Here are some examples of things you can do instead of read slides in class, in rough order of increasing distance from "reading the slides". This is by no means comprehensive.

  • Do an example similar to one you've prepared, but with some different twist (not necessarily just different numbers). For instance, if a slide shows a simple matrix multiplication, have one where the multiplication is commutative. Or where the multiplication doesn't even exist in the other direction!
  • Better: have the students do an example that is similar, but different! For instance, perhaps your slide has a row reduction to a degenerate matrix, but the students are given one (or several split up among groups!) that might or might not be nonsingular. See what they get.
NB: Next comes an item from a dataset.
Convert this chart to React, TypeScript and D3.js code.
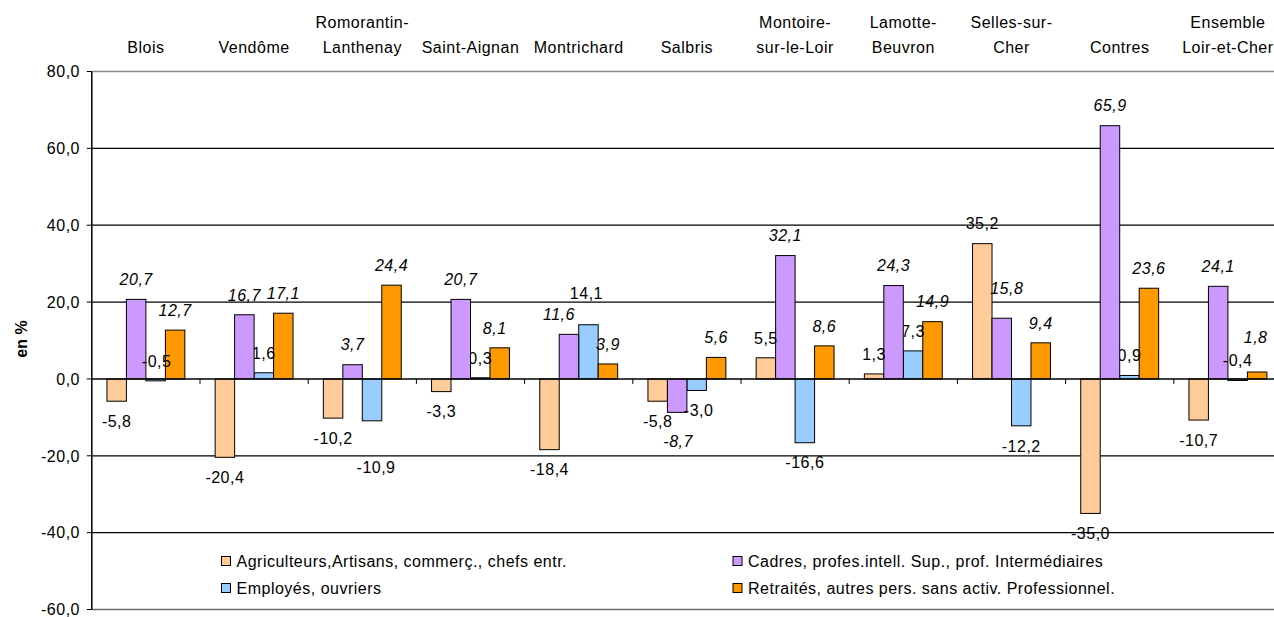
import React from "react";
import * as d3 from "d3";

const categories: string[] = [
  "Blois",
  "Vendôme",
  "Romorantin-\nLanthenay",
  "Saint-Aignan",
  "Montrichard",
  "Salbris",
  "Montoire-\nsur-le-Loir",
  "Lamotte-\nBeuvron",
  "Selles-sur-\nCher",
  "Contres",
  "Ensemble\nLoir-et-Cher",
];

const seriesNames: string[] = [
  "Agriculteurs,Artisans, commerç., chefs entr.",
  "Cadres, profes.intell. Sup., prof. Intermédiaires",
  "Employés, ouvriers",
  "Retraités, autres pers. sans activ. Professionnel.",
];

const agriculteurs: number[] = [-5.8, -20.4, -10.2, -3.3, -18.4, -5.8, 5.5, 1.3, 35.2, -35.0, -10.7];
const cadres: number[] = [20.7, 16.7, 3.7, 20.7, 11.6, -8.7, 32.1, 24.3, 15.8, 65.9, 24.1];
const employes: number[] = [-0.5, 1.6, -10.9, 0.3, 14.1, -3.0, -16.6, 7.3, -12.2, 0.9, -0.4];
const retraites: number[] = [12.7, 17.1, 24.4, 8.1, 3.9, 5.6, 8.6, 14.9, 9.4, 23.6, 1.8];

const yTicks: number[] = [80, 60, 40, 20, 0, -20, -40, -60];

const seriesColors = ["#FFCC99", "#CC99FF", "#99CCFF", "#FF9900"];
const seriesItalic = [false, true, false, true];

// manual label nudges [dx, dy] keyed "categoryIndex|seriesIndex"
const labelNudges: Record<string, [number, number]> = {
  "0|2": [1, -40],
  "2|2": [4, 26],
  "3|3": [-5, 0],
  "4|1": [-10, 0],
  "4|2": [-2, -12],
  "5|1": [1, 9],
  "5|2": [2, 0],
  "8|1": [5, -10],
  "10|2": [0, -40],
  "10|3": [-1.5, -15],
};

const FONT = "'Liberation Sans', Arial, Helvetica, sans-serif";

export default function App() {
  const W = 1274;
  const H = 617;
  const left = 91.8;
  const step = 108.2;
  const right = left + step * categories.length;
  const top = 71.5;
  const bottom = 609.5;

  const values = [agriculteurs, cadres, employes, retraites];

  const x = d3
    .scaleBand<number>()
    .domain(d3.range(categories.length))
    .range([left, right])
    .paddingInner(0.28)
    .paddingOuter(0.14);
  const xs = d3
    .scaleBand<number>()
    .domain(d3.range(4))
    .range([0, x.bandwidth()])
    .padding(0);
  const y = d3.scaleLinear().domain([-60, 80]).range([bottom, top]);

  const fmt = (v: number) => v.toFixed(1).replace(".", ",");

  const bars = (s: number) =>
    values[s].map((v, i) => {
      const bx = (x(i) as number) + (xs(s) as number);
      const y0 = y(0);
      const y1 = y(v);
      return (
        <rect
          key={`b${s}-${i}`}
          x={bx}
          y={Math.min(y0, y1)}
          width={xs.bandwidth()}
          height={Math.max(Math.abs(y1 - y0), 1)}
          fill={seriesColors[s]}
          stroke="#000"
          strokeWidth={1}
        />
      );
    });

  const labels = (s: number, filter: (v: number) => boolean = () => true) =>
    values[s].map((v, i) => {
      if (!filter(v)) return null;
      const cx = (x(i) as number) + (xs(s) as number) + xs.bandwidth() / 2;
      const cy = v >= 0 ? y(v) - 20 : y(v) + 20;
      const n = labelNudges[`${i}|${s}`] || [0, 0];
      return (
        <text
          key={`l${s}-${i}`}
          x={cx + n[0]}
          y={cy + n[1]}
          dy="0.36em"
          textAnchor="middle"
          fontStyle={seriesItalic[s] ? "italic" : "normal"}
        >
          {fmt(v)}
        </text>
      );
    });

  const catTicks = d3.range(1, categories.length).map((i) => left + i * step);

  const legendItems = [
    { s: 0, x: 221.5, y: 561 },
    { s: 1, x: 733, y: 561 },
    { s: 2, x: 221.5, y: 588 },
    { s: 3, x: 733, y: 588 },
  ];

  return (
    <svg
      width={W}
      height={H}
      style={{ position: "absolute", left: 0, top: 0, background: "#fff" }}
      fontFamily={FONT}
      fontSize={16}
      letterSpacing={0.5}
    >
      <rect x={0} y={0} width={W} height={H} fill="#fff" />
      {/* gridlines */}
      {yTicks
        .filter((t) => t !== 0 && t !== 80 && t !== -60)
        .map((t) => (
          <line key={`g${t}`} x1={left} x2={right} y1={y(t)} y2={y(t)} stroke="#000" strokeWidth={1.2} />
        ))}
      <line x1={left} x2={right} y1={y(80)} y2={y(80)} stroke="#8a8a8a" strokeWidth={1.5} />
      <line x1={left} x2={right} y1={y(-60)} y2={y(-60)} stroke="#6a6a6a" strokeWidth={1.5} />

      {/* y axis */}
      <line x1={left} x2={left} y1={top} y2={bottom} stroke="#000" strokeWidth={1.5} />
      {yTicks.map((t) => (
        <g key={`yt${t}`}>
          <line x1={left - 5} x2={left} y1={y(t)} y2={y(t)} stroke="#000" strokeWidth={1} />
          <text x={80} y={y(t)} dy="0.36em" textAnchor="end">
            {t.toFixed(1).replace(".", ",")}
          </text>
        </g>
      ))}
      <text
        transform={`translate(21,339) rotate(-90)`}
        textAnchor="middle"
        dy="0.36em"
        fontWeight="bold"
        letterSpacing={0}
      >
        en %
      </text>

      {/* category labels */}
      {categories.map((c, i) => {
        const lines = c.split("\n");
        const cx = (x(i) as number) + x.bandwidth() / 2;
        return (
          <text key={`c${i}`} x={cx} textAnchor="middle">
            {lines.map((ln, k) => (
              <tspan key={k} x={cx} y={52.5 - (lines.length - 1 - k) * 25}>
                {ln}
              </tspan>
            ))}
          </text>
        );
      })}

      {/* bars & labels */}
      {bars(0)}
      {bars(2)}
      {bars(3)}
      {labels(2, (v) => v >= 0)}
      {bars(1)}

      {/* x axis */}
      <line x1={left} x2={right} y1={y(0)} y2={y(0)} stroke="#000" strokeWidth={1.5} />
      {catTicks.map((t, i) => (
        <line key={`xt${i}`} x1={t} x2={t} y1={y(0)} y2={y(0) + 5} stroke="#000" strokeWidth={1} />
      ))}

      {labels(2, (v) => v < 0)}
      {labels(0)}
      {labels(1)}
      {labels(3)}

      {/* legend */}
      {legendItems.map((it) => (
        <g key={`lg${it.s}`}>
          <rect
            x={it.x}
            y={it.y - 4.5}
            width={9}
            height={9}
            fill={seriesColors[it.s]}
            stroke="#000"
            strokeWidth={1}
          />
          <text x={it.x + 15} y={it.y} dy="0.36em">
            {seriesNames[it.s]}
          </text>
        </g>
      ))}
    </svg>
  );
}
  • Have a quiz based on a few of the slides at the beginning. Then you aren't just posting the slides ahead of time, you're expecting they will look at them. (I don't really recommend this with slides, but with a video this could work, and a lot of classroom management software now supports embedding basic types of quiz questions inside of narrated slideshows ...)
  • Help your students discover your theorems in class using inquiry-based (or one of the many other names for this) learning. You can still do this with a "slides" as your main source, though in this case posting slides afterward might be a better bet ... and as you can tell, this is now pretty far from a slides-based lecture pedagogy.

I'm not sure what level (nor in what cultural milieu) you are teaching, but these can be translated to many different environs. You may have to "sell" new pedagogies to students unfamiliar with them, but, in my view, this is worth the effort. That, of course, is a big enough discussion for several other questions.